Ele foi construído em Brooklyn, Nova York, em 1862. O USS Monitor foi o primeiro navio couraçado com ferro da marinha americana. França e Reino Unido construíram couraçados antes. Mas o Monitor, ao atacar o confederado CSS Virgínia na manhã de 9 de março de 1862 em Hampton Roads, iniciou o primeiro combate naval da história entre dois navios encouraçados. Curiosamente, mesmo depois de quatro horas de combate, nenhum navio sofreu danos sérios, mostrando que na época a couraça conseguia derrotar bem os canhões inimigos.

O CSS Virgínia era um navio de guerra improvisado, mas letal. Os confederados usaram o casco e o motor de um navio americano abandonado, o USS Merrimack. Fizeram uma casamata de madeira reforçada por ferro, com canhões nos bordos. Já o USS Monitor tinha uma bem mais eficaz torre giratória com dois canhões.

No dia anterior ao famoso combate, o CSS Virgínia tinha atacado a esquadra americana bloqueando o rio James, Virgínia, e afundou dois navios de madeira, o USS Cumberland e USS Congress. À noite, o USS Monitor chegou ao local dos combates.

Em maio seguinte os confederados destruíram o Virgínia em função do avanço das tropas da União. O Monitor continua apoiando tropas em ação na região do rio James. Mas, enviado em dezembro para auxiliar no bloqueio naval da Carolina do Norte, o Monitor afundou ao largo do cabo Hatteras. Da tripulação, 47 foram resgatados e 16 morreram.

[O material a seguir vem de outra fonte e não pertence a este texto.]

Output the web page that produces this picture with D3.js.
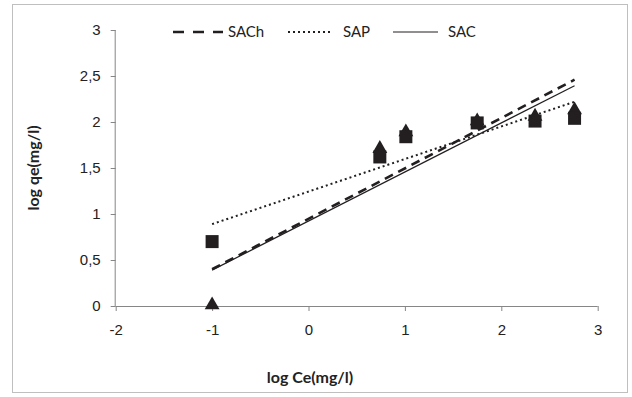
<!DOCTYPE html>
<html>
<head>
<meta charset="utf-8">
<script src="https://cdn.jsdelivr.net/npm/d3@7"></script>
<style>
  body { margin: 0; background: #fff; }
  svg { font-family: Lato, 'Open Sans', sans-serif; }
</style>
</head>
<body>
<div id="chart"></div>
<script>
// log Ce values of the measured points
const logCe = [-1, 0.74, 1.01, 1.75, 2.35, 2.76];
// square markers
const squareVals = [0.70, 1.62, 1.84, 1.99, 2.01, 2.04];
// triangle markers
const triangleVals = [0.0, 1.70, 1.88, 2.00, 2.05, 2.12];

// trend lines, start / end
const trendX = [-1, 2.76];
const sachLine = [0.40, 2.46];
const sapLine = [0.89, 2.22];
const sacLine = [0.39, 2.395];

const seriesNames = ['SACh', 'SAP', 'SAC'];
const xTicks = [-2, -1, 0, 1, 2, 3];
const yTicks = [0, 0.5, 1, 1.5, 2, 2.5, 3];

const width = 632, height = 397;
const ink = '#231f20';
const axisGrey = '#868686';

const svg = d3.select('#chart').append('svg')
  .attr('width', width)
  .attr('height', height);

// outer frame
svg.append('rect')
  .attr('x', 12.5).attr('y', 4.5)
  .attr('width', 615).attr('height', 388)
  .attr('fill', 'none')
  .attr('stroke', '#bfbfbf');

const x = d3.scaleLinear().domain([-2, 3]).range([115.7, 597.7]);
const y = d3.scaleLinear().domain([0, 3]).range([306, 30]);

// axes
const yAxis = svg.append('g')
  .attr('transform', `translate(${x(-2)},0)`)
  .call(d3.axisLeft(y).tickValues(yTicks).tickSize(5).tickPadding(10)
    .tickFormat(d => String(d).replace('.', ',')));

const xAxis = svg.append('g')
  .attr('transform', `translate(0,${y(0)})`)
  .call(d3.axisBottom(x).tickValues(xTicks).tickSize(5).tickPadding(13)
    .tickFormat(d => String(d)));

[xAxis, yAxis].forEach(a => {
  a.selectAll('.tick line').attr('stroke', axisGrey);
  a.selectAll('.tick text')
    .attr('fill', '#222')
    .style('font-size', '15px');
});
// domain lines without end caps
xAxis.select('.domain').attr('stroke', axisGrey).attr('d', `M${x(-2)},0.5H${x(3)}`);
yAxis.select('.domain').attr('stroke', axisGrey).attr('d', `M-0.5,${y(3)}V${y(0)}`);

// axis titles
svg.append('text')
  .attr('transform', `translate(39,${(y(0) + y(3)) / 2}) rotate(-90)`)
  .attr('text-anchor', 'middle')
  .style('font-size', '16px')
  .style('font-weight', 'bold')
  .attr('fill', '#222')
  .text('log qe(mg/l)');

svg.append('text')
  .attr('x', 310).attr('y', 383)
  .attr('text-anchor', 'middle')
  .style('font-size', '16px')
  .style('font-weight', 'bold')
  .attr('fill', '#222')
  .text('log Ce(mg/l)');

// markers
const triPath = d3.symbol().type(d3.symbolTriangle).size(95);
svg.append('g').selectAll('path')
  .data(logCe.map((c, i) => [c, triangleVals[i]]))
  .join('path')
  .attr('d', triPath)
  .attr('transform', d => `translate(${x(d[0])},${y(d[1]) - 1})`)
  .attr('fill', ink);

svg.append('g').selectAll('rect')
  .data(logCe.map((c, i) => [c, squareVals[i]]))
  .join('rect')
  .attr('x', d => x(d[0]) - 6.5)
  .attr('y', d => y(d[1]) - 6.5)
  .attr('width', 13).attr('height', 13)
  .attr('fill', ink);

// trend lines
const lineStyles = {
  SACh: { w: 2.6, dash: '9,6' },
  SAP: { w: 2, dash: '2,3' },
  SAC: { w: 1.2, dash: null }
};
const trendData = [sachLine, sapLine, sacLine];
const line = d3.line().x(d => x(d[0])).y(d => y(d[1]));

seriesNames.forEach((name, i) => {
  svg.append('path')
    .datum(trendX.map((c, j) => [c, trendData[i][j]]))
    .attr('d', line)
    .attr('fill', 'none')
    .attr('stroke', ink)
    .attr('stroke-width', lineStyles[name].w)
    .attr('stroke-dasharray', lineStyles[name].dash);
});

// legend
const legendX = [173, 288, 393];
const legendText = [228, 343, 448];
const legendW = [50, 44, 45];
const legend = svg.append('g');
seriesNames.forEach((name, i) => {
  legend.append('line')
    .attr('x1', legendX[i]).attr('x2', legendX[i] + legendW[i])
    .attr('y1', 32).attr('y2', 32)
    .attr('stroke', ink)
    .attr('stroke-width', lineStyles[name].w)
    .attr('stroke-dasharray', name === 'SACh' ? '11,9' : lineStyles[name].dash);
  legend.append('text')
    .attr('x', legendText[i]).attr('y', 37)
    .style('font-size', '15px')
    .attr('fill', '#222')
    .text(name);
});
</script>
</body>
</html>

Encontrado em 1973, só em 1983 que a âncora do Monitor foi resgatada. A principal peça, a torre de canhões, só em 2002 foi içada.

Estudos recentes com a torre foram relatados na última edição da revista especializada na guerra civil americana, "Civil War Times".

'MONITORES' BRASILEIROS

O USS Monitor deu origem a uma série de navios semelhantes, tanto que eles passaram a ser conhecidos como "monitores". A marinha americana usou bom número desse tipo de navio durante o resto da Guerra Civil (1861-1865). A segunda força naval a usar monitores em combate foi a Marinha do Brasil, durante a Guerra do Paraguai (1865-1870).

Os brasileiros tinham o desafio de penetrar o rio Paraguai enfrentando baterias de canhões paraguaios nas margens. Isso só seria possível com navios couraçados. A Marinha colocou em ação tanto couraçados com casamatas para canhões como outros com torres giratórias. Estes últimos foram considerados mais eficazes em combate.

Alguns desses pequenos couraçados para uso fluvial foram encomendados no exterior, na França e no Reino Unido. Foi o caso do monitor Bahia, construído no Reino Unido. Alguns foram produzidos no Arsenal de Marinha no Rio de Janeiro, como seis pequenos monitores que também receberam nomes de estados, como Alagoas e Pará.

Algumas das placas de ferro dos couraçados brasileiros estão preservadas no Museu Histórico Nacional, no Rio de Janeiro. É possível ver nelas as marcas das balas dos canhões paraguaios.